Going Deeper… (Psalm 133)

Here are some questions based on last Sunday’s sermon text (Psalm 133), in case they’re helpful to you for personal growth or group discussion…

  • [1] As a “Song of Ascents,” this Psalm is best understood as celebrating the unity of Yahweh’s people in corporate worship. Karl Barth said, “The church service is the most important, momentous, and majestic thing which can possibly take place on earth.” Does that make any sense to you? From your experience, does your church believe this? Do you resonate with the celebration of unity that you find in this Psalm?
  • Some Christians insist that corporate worship is not a central feature of Christian spirituality, that it is like an elective that one can take or leave out of the Christian life. Many Christians live that way, whether they would articulate it that way or not. Why do you think that is? What would you say to someone who said, “I’m a Christian, but I don’t go to church, I feel closer to God in solitude”? Can you think of Scriptures that would apply to that conversation?
  • [2] The holy anointing oil poured on the head of the High Priest, then running down over his body, is a beautiful picture of the Holy Spirit poured out upon Jesus Christ (the Anointed One), then flowing from him as our Head down to us as his Body, the church. The Holy Spirit given to sinners by the mediation of Jesus is the source of our unity. The Holy Spirit has united us to Jesus, to God, and to each other in the church. We are not called to attain this unity as if we did not already have it, but to maintain it in the way we live together in the church (Ephesians 4:3). Do you believe that you are truly and forever united to Jesus, to God, and to his people? How does that thought influence the way you participate in the church? Does it comfort, encourage, energize, or soften your heart toward your brothers and sisters?
  • What would you say to someone who said, “This church is full of such bad people that I just can’t stand it anymore, I need to go somewhere else”? Are there conditions that, were they to exist in your particular church, you would find intolerable and you would feel justified in leaving the fellowship of the Holy Spirit there?
  • [3] The Holy Spirit is, in a sense, the “lifeblood” of the Trinity: he is the One who unites the Father and the Son, he is the blessed Being of the living God.
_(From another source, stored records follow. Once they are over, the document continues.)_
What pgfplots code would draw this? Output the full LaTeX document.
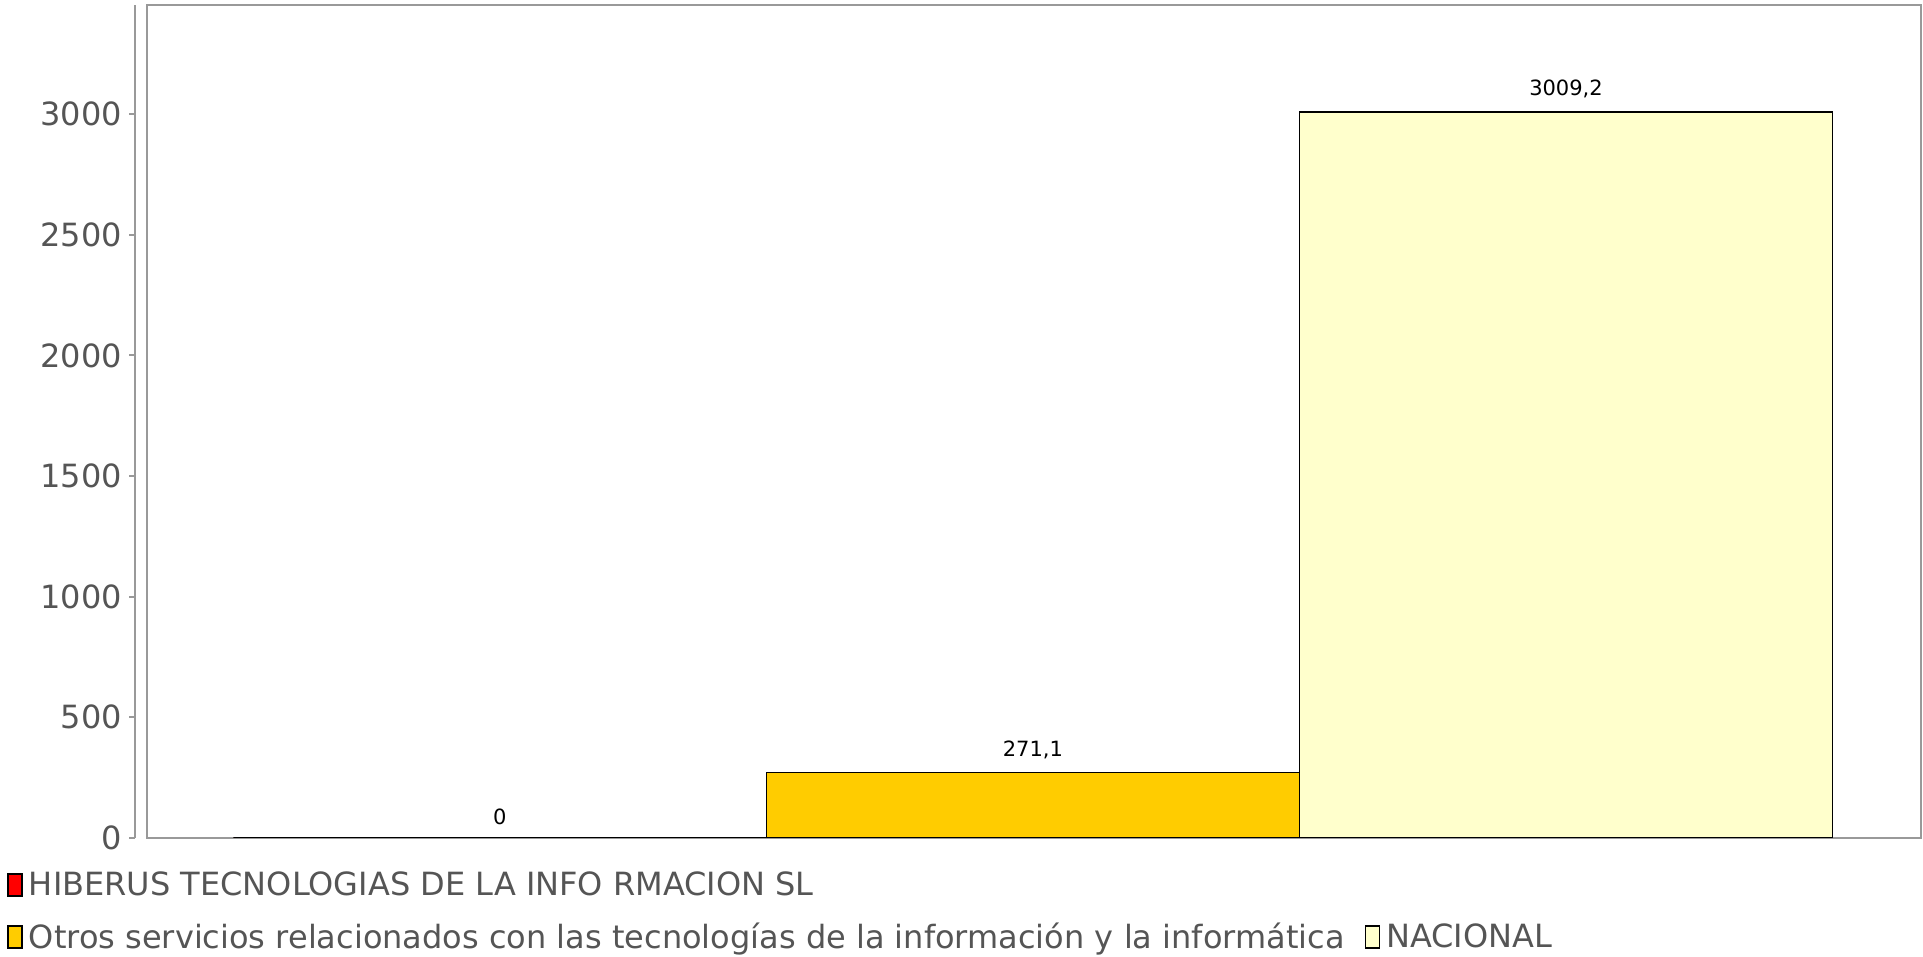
\documentclass[border=0pt]{standalone}
\usepackage{fontspec}
\setmainfont{DejaVu Sans}
\usepackage{pgfplots}
\pgfplotsset{compat=1.18}
\definecolor{hred}{HTML}{FF0000}
\definecolor{hyel}{HTML}{FFCC00}
\definecolor{hlight}{HTML}{FFFFCC}
\definecolor{frameg}{HTML}{999999}
\definecolor{textg}{HTML}{555555}
\begin{document}
\begin{tikzpicture}
\path[use as bounding box] (0,0) rectangle (961.5pt,478.5pt);
% separate y axis
\begin{axis}[
  at={(67.5pt,59.5pt)}, anchor=south west,
  scale only axis, width=887pt, height=416.5pt,
  xmin=0, xmax=1, ymin=0, ymax=3452,
  axis x line=none, axis y line=left,
  axis line style={-, frameg, line width=1pt},
  ytick={0,500,1000,1500,2000,2500,3000},
  tick align=outside, major tick length=3pt,
  tick style={frameg, line width=1pt},
  yticklabel style={font=\fontsize{16}{19}\selectfont, text=textg},
  /pgf/number format/assume math mode=true,
  /pgf/number format/1000 sep={},
]
\addplot[draw=none] coordinates {(0,0)};
\end{axis}
% main axis
\begin{axis}[
  at={(73.5pt,59.5pt)}, anchor=south west,
  scale only axis, width=887pt, height=416.5pt,
  xmin=-0.662, xmax=2.666, ymin=0, ymax=3452,
  xtick=\empty, ytick=\empty,
  axis line style={frameg, line width=1pt},
  ybar=0pt, bar shift=0pt, bar width=266.5pt,
  /pgf/number format/assume math mode=true,
  nodes near coords,
  nodes near coords style={font=\fontsize{10.5}{12}\selectfont, text=black, anchor=south, yshift=3pt,
    /pgf/number format/.cd, use comma, 1000 sep={}, fixed, precision=1, assume math mode=true},
  legend columns=2,
  legend cell align=left,
  legend style={at={(axis description cs:0,0)}, anchor=north west, xshift=-70pt, yshift=-16.5pt,
    draw=none, fill=none, inner sep=0pt,
    font=\fontsize{16}{18}\selectfont, text=textg,
    /tikz/every even column/.append style={column sep=7pt},
    /tikz/row sep=12.3pt,
    nodes={inner xsep=3pt, inner ysep=0pt}},
]
\addplot[fill=hred, draw=black, line width=0.9pt,
  legend image code/.code={\draw[fill=hred,draw=black,line width=0.8pt] (0pt,-5.5pt) rectangle (7pt,5.5pt);}]
  coordinates {(0,0)};
\addlegendentry{HIBERUS TECNOLOGIAS DE LA INFO RMACION SL}
\addlegendimage{empty legend}
\addlegendentry{}
\addplot[fill=hyel, draw=black, line width=0.9pt,
  legend image code/.code={\draw[fill=hyel,draw=black,line width=0.8pt] (0pt,-5.5pt) rectangle (7pt,5.5pt);}]
  coordinates {(1,271.1)};
\addlegendentry{Otros servicios relacionados con las tecnologías de la información y la informática}
\addplot[fill=hlight, draw=black, line width=0.9pt,
  legend image code/.code={\draw[fill=hlight,draw=black,line width=0.8pt] (0pt,-5.5pt) rectangle (7pt,5.5pt);}]
  coordinates {(2,3009.2)};
\addlegendentry{NACIONAL}
\end{axis}
\end{tikzpicture}
\end{document}
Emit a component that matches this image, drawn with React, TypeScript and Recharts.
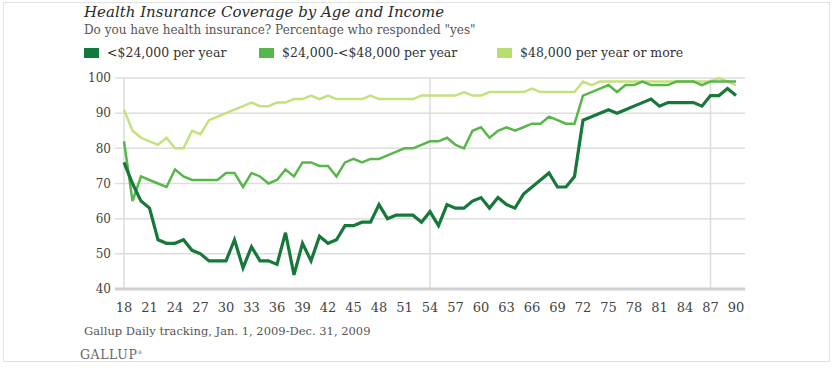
import { LineChart, Line, XAxis, YAxis, CartesianGrid, ReferenceLine } from "recharts"

// ages 18..90
const ages = [
  18, 19, 20, 21, 22, 23, 24, 25, 26, 27, 28, 29, 30, 31, 32, 33, 34, 35, 36, 37, 38, 39, 40, 41, 42, 43, 44, 45, 46, 47,
  48, 49, 50, 51, 52, 53, 54, 55, 56, 57, 58, 59, 60, 61, 62, 63, 64, 65, 66, 67, 68, 69, 70, 71, 72, 73, 74, 75, 76, 77,
  78, 79, 80, 81, 82, 83, 84, 85, 86, 87, 88, 89, 90,
]

const lowIncome = [
  76, 70, 65, 63, 54, 53, 53, 54, 51, 50, 48, 48, 48, 54, 46, 52, 48, 48, 47, 56, 44, 53, 48, 55, 53, 54, 58, 58, 59, 59,
  64, 60, 61, 61, 61, 59, 62, 58, 64, 63, 63, 65, 66, 63, 66, 64, 63, 67, 69, 71, 73, 69, 69, 72, 88, 89, 90, 91, 90, 91,
  92, 93, 94, 92, 93, 93, 93, 93, 92, 95, 95, 97, 95,
]

const midIncome = [
  82, 65, 72, 71, 70, 69, 74, 72, 71, 71, 71, 71, 73, 73, 69, 73, 72, 70, 71, 74, 72, 76, 76, 75, 75, 72, 76, 77, 76, 77,
  77, 78, 79, 80, 80, 81, 82, 82, 83, 81, 80, 85, 86, 83, 85, 86, 85, 86, 87, 87, 89, 88, 87, 87, 95, 96, 97, 98, 96, 98,
  98, 99, 98, 98, 98, 99, 99, 99, 98, 99, 99, 99, 99,
]

const highIncome = [
  91, 85, 83, 82, 81, 83, 80, 80, 85, 84, 88, 89, 90, 91, 92, 93, 92, 92, 93, 93, 94, 94, 95, 94, 95, 94, 94, 94, 94, 95,
  94, 94, 94, 94, 94, 95, 95, 95, 95, 95, 96, 95, 95, 96, 96, 96, 96, 96, 97, 96, 96, 96, 96, 96, 99, 98, 99, 99, 99, 99,
  99, 99, 99, 99, 99, 99, 99, 99, 99, 99, 100, 99, 98,
]

const xTicks = [18, 21, 24, 27, 30, 33, 36, 39, 42, 45, 48, 51, 54, 57, 60, 63, 66, 69, 72, 75, 78, 81, 84, 87, 90]
const yTicks = [40, 50, 60, 70, 80, 90, 100]
const markerAges = [18, 54, 87]

const seriesNames = ["<$24,000 per year", "$24,000-<$48,000 per year", "$48,000 per year or more"]
const lineColors = ["#17783a", "#58b64a", "#c3e27c"]
const legendColors = ["#0f7a3c", "#56b84c", "#b9de70"]

const data = ages.map((age, i) => ({
  age,
  low: lowIncome[i],
  mid: midIncome[i],
  high: highIncome[i],
}))

const serif = "'DejaVu Serif', 'Liberation Serif', serif"

export default function App() {
  const legendPos = [84, 259, 497]

  return (
    <div
      style={{
        position: "absolute",
        left: 0,
        top: 0,
        width: 838,
        height: 368,
        background: "#fff",
        fontFamily: serif,
      }}
    >
      <div
        style={{
          position: "absolute",
          left: 3,
          top: 2,
          width: 827,
          height: 360,
          border: "1px solid #e2e2e2",
          boxSizing: "border-box",
        }}
      />
      <div style={{ position: "absolute", left: 84, top: 3, fontSize: 15, fontStyle: "italic", color: "#2a2a2a" }}>
        Health Insurance Coverage by Age and Income
      </div>
      <div style={{ position: "absolute", left: 84, top: 23, fontSize: 12, color: "#555" }}>
        Do you have health insurance? Percentage who responded "yes"
      </div>
      {seriesNames.map((name, i) => (
        <div key={name} style={{ position: "absolute", left: legendPos[i], top: 45, display: "flex", alignItems: "center" }}>
          <span style={{ display: "inline-block", width: 15, height: 10, background: legendColors[i], marginRight: 8 }} />
          <span style={{ fontSize: 12.5, color: "#333" }}>{name}</span>
        </div>
      ))}

      <div style={{ position: "absolute", left: 0, top: 0 }}>
        <LineChart width={838} height={368} data={data} margin={{ top: 78, right: 93, bottom: 0, left: 85 }}>
          <CartesianGrid vertical={false} stroke="#dedede" strokeWidth={1.5} />
          <XAxis
            dataKey="age"
            type="number"
            domain={[16.94, 91.06]}
            ticks={xTicks}
            interval={0}
            height={79}
            tickLine={false}
            tickSize={0}
            tickMargin={14}
            axisLine={{ stroke: "#cfcfcf", strokeWidth: 3 }}
            tick={{ fill: "#444", fontSize: 13, fontFamily: serif }}
          />
          <YAxis
            type="number"
            domain={[40, 100]}
            ticks={yTicks}
            width={30}
            axisLine={false}
            tickLine={false}
            tickSize={0}
            tickMargin={4}
            tick={{ fill: "#444", fontSize: 12, fontFamily: serif }}
          />
          {markerAges.map((a) => (
            <ReferenceLine key={a} x={a} stroke="#dcdcdc" strokeWidth={1.5} />
          ))}
          <Line type="linear" dataKey="high" stroke={lineColors[2]} strokeWidth={2.5} dot={false} isAnimationActive={false} />
          <Line type="linear" dataKey="mid" stroke={lineColors[1]} strokeWidth={2.5} dot={false} isAnimationActive={false} />
          <Line type="linear" dataKey="low" stroke={lineColors[0]} strokeWidth={3.2} dot={false} isAnimationActive={false} />
        </LineChart>
      </div>

      <div style={{ position: "absolute", left: 84, top: 324, fontSize: 11.5, color: "#555" }}>
        Gallup Daily tracking, Jan. 1, 2009-Dec. 31, 2009
      </div>
      <div style={{ position: "absolute", left: 80, top: 347, fontSize: 12.5, color: "#666", letterSpacing: 0.6 }}>
        GALLUP<sup style={{ fontSize: 5 }}>®</sup>
      </div>
    </div>
  )
}
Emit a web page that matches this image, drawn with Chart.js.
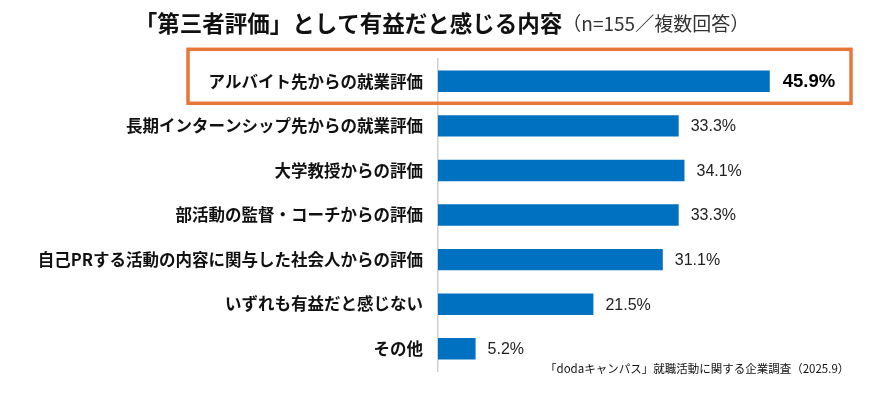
<!DOCTYPE html>
<html lang="ja">
<head>
<meta charset="UTF-8">
<title>第三者評価</title>
<script src="https://cdn.jsdelivr.net/npm/chart.js"></script>
<style>
  html, body { margin: 0; padding: 0; background: #fff; }
  #wrap { position: relative; width: 870px; height: 396px; }
</style>
</head>
<body>
<div id="wrap"><canvas id="chart"></canvas></div>
<script>
const categories = [
  'アルバイト先からの就業評価',
  '長期インターンシップ先からの就業評価',
  '大学教授からの評価',
  '部活動の監督・コーチからの評価',
  '自己PRする活動の内容に関与した社会人からの評価',
  'いずれも有益だと感じない',
  'その他'
];
const values = [45.9, 33.3, 34.1, 33.3, 31.1, 21.5, 5.2];
const highlightIndex = 0;

const titleMain = '「第三者評価」として有益だと感じる内容';
const titleSub = '（n=155／複数回答）';
const sourceNote = '「dodaキャンパス」就職活動に関する企業調査（2025.9）';

const JP = '"Noto Sans CJK JP", "Noto Sans", sans-serif';
const NUM = '"Liberation Sans", Arial, sans-serif';

const extras = {
  id: 'extras',
  afterDraw(chart) {
    const c = chart.ctx;
    c.save();
    // title
    c.textBaseline = 'middle';
    c.font = 'bold 22.5px ' + JP;
    const w1 = c.measureText(titleMain).width;
    c.font = '19px ' + JP;
    const w2 = c.measureText(titleSub).width;
    let x = 442 - (w1 + w2) / 2;
    c.fillStyle = '#111';
    c.textAlign = 'left';
    c.font = 'bold 22.5px ' + JP;
    c.fillText(titleMain, x, 23);
    c.fillStyle = '#333';
    c.font = '19px ' + JP;
    c.fillText(titleSub, x + w1, 24);

    // value labels
    const meta = chart.getDatasetMeta(0);
    meta.data.forEach((bar, i) => {
      const hl = i === highlightIndex;
      c.font = (hl ? 'bold 18.5px ' : '16px ') + NUM;
      c.fillStyle = hl ? '#000' : '#222';
      c.textAlign = 'left';
      c.fillText(values[i].toFixed(1) + '%', bar.x + (hl ? 13 : 12), bar.y + 1);
    });

    // highlight box
    const hb = meta.data[highlightIndex];
    c.strokeStyle = '#E8763A';
    c.lineWidth = 3.5;
    c.strokeRect(188, hb.y - 32, 663, 54);

    // source
    c.font = '11.5px ' + JP;
    c.fillStyle = '#111';
    c.textAlign = 'left';
    c.fillText(sourceNote, 545, 369);
    c.restore();
  }
};

new Chart(document.getElementById('chart'), {
  type: 'bar',
  data: {
    labels: categories,
    datasets: [{
      data: values,
      backgroundColor: '#0070C0',
      barPercentage: 0.5,
      categoryPercentage: 0.96
    }]
  },
  options: {
    indexAxis: 'y',
    responsive: true,
    maintainAspectRatio: false,
    animation: false,
    layout: { padding: { top: 59, bottom: 16, left: 0, right: 20 } },
    plugins: { legend: { display: false }, tooltip: { enabled: false } },
    scales: {
      x: {
        display: false,
        min: 0,
        max: 57
      },
      y: {
        grid: { display: false, drawTicks: false },
        border: { display: true, color: '#D0D0D0', width: 1.5 },
        ticks: {
          color: '#111',
          padding: 15,
          font: { family: JP, size: 16.5, weight: 'bold' }
        },
        afterFit(scale) { scale.width = 438; }
      }
    }
  },
  plugins: [extras]
});
</script>
</body>
</html>
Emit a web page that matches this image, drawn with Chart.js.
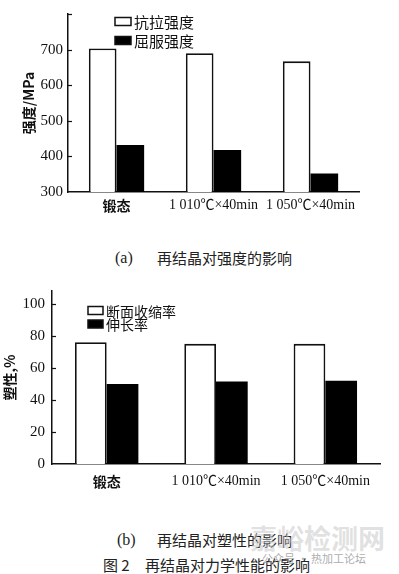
<!DOCTYPE html>
<html>
<head>
<meta charset="utf-8">
<script src="https://cdn.jsdelivr.net/npm/chart.js@4"></script>
<style>
body { margin: 0; background: #fff; width: 399px; height: 574px; position: relative; overflow: hidden; }
canvas { position: absolute; left: 0; }
.cap { position: absolute; font-family: "Noto Sans CJK SC", "Liberation Serif", serif; font-size: 15px; color: #222; white-space: nowrap; line-height: 18px; }
.ser { font-family: "Liberation Serif", serif; font-size: 16px; }
.wm { position: absolute; font-family: "Noto Sans CJK SC", sans-serif; white-space: nowrap; }
</style>
</head>
<body>
<canvas id="strength" width="399" height="230" style="top:0"></canvas>
<div class="cap ser" style="left:115px;top:249px">(a)</div>
<div class="cap" style="left:157px;top:249px">再结晶对强度的影响</div>
<canvas id="plastic" width="399" height="225" style="top:275px"></canvas>
<div class="cap ser" style="left:117px;top:531px">(b)</div>
<div class="cap" style="left:157px;top:531px">再结晶对塑性的影响</div>
<div class="cap" style="left:103px;top:556px">图 2</div>
<div class="cap" style="left:145px;top:556px">再结晶对力学性能的影响</div>
<div class="wm" style="left:250px;top:518px;font-size:27px;font-weight:bold;color:rgba(200,200,200,0.55)">嘉峪检测网</div>
<div class="wm" style="left:262px;top:550px;font-size:11px;color:rgba(150,150,150,0.8)">公众号 · 热加工论坛</div>
<script>
// categories
var groups = ['锻态', '1 010℃×40min', '1 050℃×40min'];

// (a) strength, MPa
var tensile = [703, 690, 667];
var yieldStr = [432, 418, 352];

// (b) plasticity, %
var reduction = [76, 75, 75];
var elongation = [50, 51.5, 52];

var INK = '#111';
var SERIF = '"Liberation Serif", "Noto Sans CJK SC", serif';
var CJK = '"Noto Sans CJK SC", "Liberation Serif", sans-serif';

// short tick marks on the inside of the y axis
var innerTicks = {
    id: 'innerTicks',
    afterDraw: function (chart, args, opts) {
        var y = chart.scales.y, ctx = chart.ctx, left = chart.chartArea.left;
        ctx.save();
        ctx.strokeStyle = INK;
        ctx.lineWidth = 1.2;
        y.ticks.forEach(function (t) {
            if (t.value === y.min) return;
            var py = Math.round(y.getPixelForValue(t.value)) + 0.5;
            ctx.beginPath();
            ctx.moveTo(left, py);
            ctx.lineTo(left + opts.len, py);
            ctx.stroke();
        });
        ctx.restore();
    }
};

// legend: little boxes stacked inside the plot
var boxLegend = {
    id: 'boxLegend',
    afterDraw: function (chart, args, o) {
        var ctx = chart.ctx;
        ctx.save();
        ctx.font = o.font;
        ctx.textBaseline = 'middle';
        chart.data.datasets.forEach(function (ds, i) {
            var cy = o.y + i * o.gap;
            ctx.fillStyle = ds.backgroundColor;
            ctx.fillRect(o.x, cy - o.boxH / 2, o.boxW, o.boxH);
            ctx.strokeStyle = INK;
            ctx.lineWidth = 1.5;
            ctx.strokeRect(o.x, cy - o.boxH / 2, o.boxW, o.boxH);
            ctx.fillStyle = INK;
            ctx.fillText(ds.label, o.x + o.boxW + 3, cy + 1);
        });
        ctx.restore();
    }
};

function makeChart(id, cfg) {
    return new Chart(document.getElementById(id), {
        type: 'bar',
        data: {
            labels: groups,
            datasets: [
                { label: cfg.names[0], data: cfg.series[0], backgroundColor: '#fff', borderColor: INK, borderWidth: 1.8,
                  categoryPercentage: cfg.catPct, barPercentage: 1.0 },
                { label: cfg.names[1], data: cfg.series[1], backgroundColor: '#000', borderColor: '#000', borderWidth: 0,
                  categoryPercentage: cfg.catPct, barPercentage: 1.0 }
            ]
        },
        options: {
            responsive: false,
            animation: false,
            devicePixelRatio: 1,
            layout: { padding: { top: cfg.padTop, right: cfg.padRight, left: 0, bottom: 0 } },
            plugins: {
                legend: { display: false },
                tooltip: { enabled: false },
                innerTicks: { len: 4 },
                boxLegend: cfg.legend
            },
            scales: {
                x: {
                    grid: { display: false, drawTicks: false },
                    border: { display: true, color: INK, width: 1.5 },
                    ticks: {
                        color: INK, autoSkip: false, maxRotation: 0, padding: cfg.xPad,
                        font: function (c) {
                            return c.index === 0 ? { family: CJK, size: 14, weight: 'bold' } : { family: SERIF, size: 14 };
                        }
                    },
                    afterFit: function (s) { s.height = cfg.xHeight; }
                },
                y: {
                    min: cfg.min, max: cfg.max,
                    grid: { display: false, drawTicks: false },
                    border: { display: true, color: INK, width: 1.5 },
                    ticks: {
                        stepSize: cfg.minor, includeBounds: false, color: INK, padding: cfg.yPad,
                        font: { family: SERIF, size: 15 },
                        callback: function (v) { return (v % cfg.major === 0 && v <= cfg.lastLabel) ? v : ''; }
                    },
                    title: {
                        display: true, text: cfg.yTitle, color: INK,
                        font: { family: CJK, size: 14, weight: 'bold' },
                        padding: { top: cfg.titlePad, bottom: 0 }
                    },
                    afterFit: function (s) { s.width = cfg.yWidth; }
                }
            }
        },
        plugins: [innerTicks, boxLegend]
    });
}

makeChart('strength', {
    names: ['抗拉强度', '屈服强度'],
    series: [tensile, yieldStr],
    catPct: 0.57,
    min: 300, max: 800, minor: 50, major: 100, lastLabel: 700,
    yTitle: '强度/MPa',
    padTop: 14, padRight: 40, xHeight: 38, yWidth: 68, xPad: 5, yPad: 5, titlePad: 20,
    legend: { x: 115, y: 21.5, gap: 19, boxW: 16, boxH: 8, font: '15px ' + CJK }
});

makeChart('plastic', {
    names: ['断面收缩率', '伸长率'],
    series: [reduction, elongation],
    catPct: 0.58,
    min: 0, max: 108, minor: 10, major: 20, lastLabel: 100,
    yTitle: '塑性,%',
    padTop: 10, padRight: 19, xHeight: 36, yWidth: 52, xPad: 9, yPad: 7, titlePad: 1,
    legend: { x: 88, y: 35.5, gap: 13.5, boxW: 15, boxH: 8, font: '14px ' + CJK }
});
</script>
</body>
</html>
With him, spiritual life, eternal life, is life together. And God has “commanded the blessing, life forevermore,” to be in his church. What does the New Testament have to say about the life of the Spirit being lived out in the church? What kinds of people are called to live in the Spirit together? What kinds of things are to characterize our relationships? Do you see the life of the Spirit being lived out in your church? What do you think you should do if you don’t?